WASHINGTON: Pakistan has succeeded in stabilising its economy, but steady implementation of reforms will be vital if the country hopes to find a place among the world’s fast-growing emerging markets, the International Monetary Fund (IMF) said on Tuesday.
Jeffrey Franks, the IMF’s outgoing mission chief for Pakistan, said: “The economy grew about 4 per cent last year, and we’re expecting a similar figure this year. That’s a good performance considering the country was carrying out major fiscal consolidation.”
“But it’s not enough to substantially improve income levels because of the high population growth rate,” he added.

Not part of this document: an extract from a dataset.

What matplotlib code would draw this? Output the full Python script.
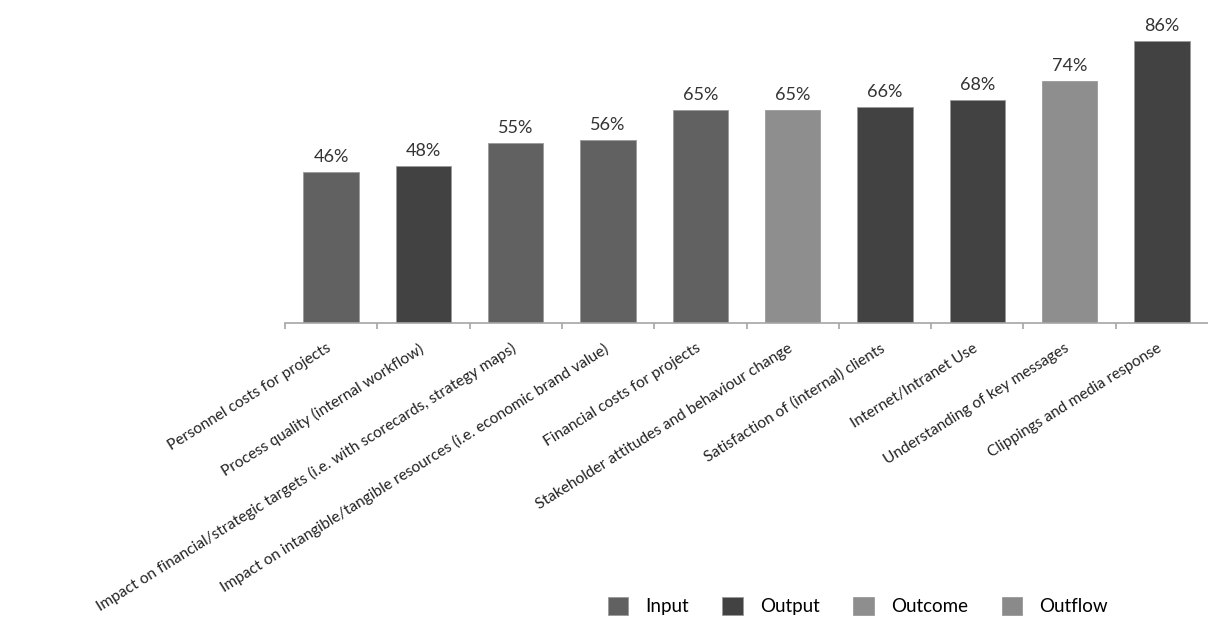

Last week, the Fund approved the latest disbursement ($501 million) under a 36-month IMF-supported loan programme based on “the solid progress made to date on Pakistan’s economic reform agenda.”
In an interview released by the IMF, Mr Franks discussed Pakistan’s achievements at the programme’s halfway mark.
He said that when Pakistan approached the IMF for support in 2013, it was on the verge of a balance-of-payments crisis, and that crisis had been averted.
Reserves at the State Bank, which had declined to perilously low levels, are now rebounding. He also noted that the fiscal deficit, which was extremely large at over 8pc of GDP in 2012-13, is on track this year to get down below 5pc of GDP.
Mr Franks noted that the country is tackling costly and inefficient electricity subsidies, which came down from almost 2pc of GDP to 0.7pc this year, and they are expected to fall to 0.3pc next year.
The IMF official also appreciated the progress in improving the tax system.
“Pakistan has these so-called Statutory Regulatory Orders, or SROs, which grant tax exemptions and concessions, riddling the tax system with loopholes,” he said.
At the beginning of this fiscal year, the government eliminated a significant number of those SROs, and it is expected to improve tax collection from that source by about 0.3pc of GDP this year. Another batch of SROs will be eliminated in the upcoming budget for a similar amount, he added.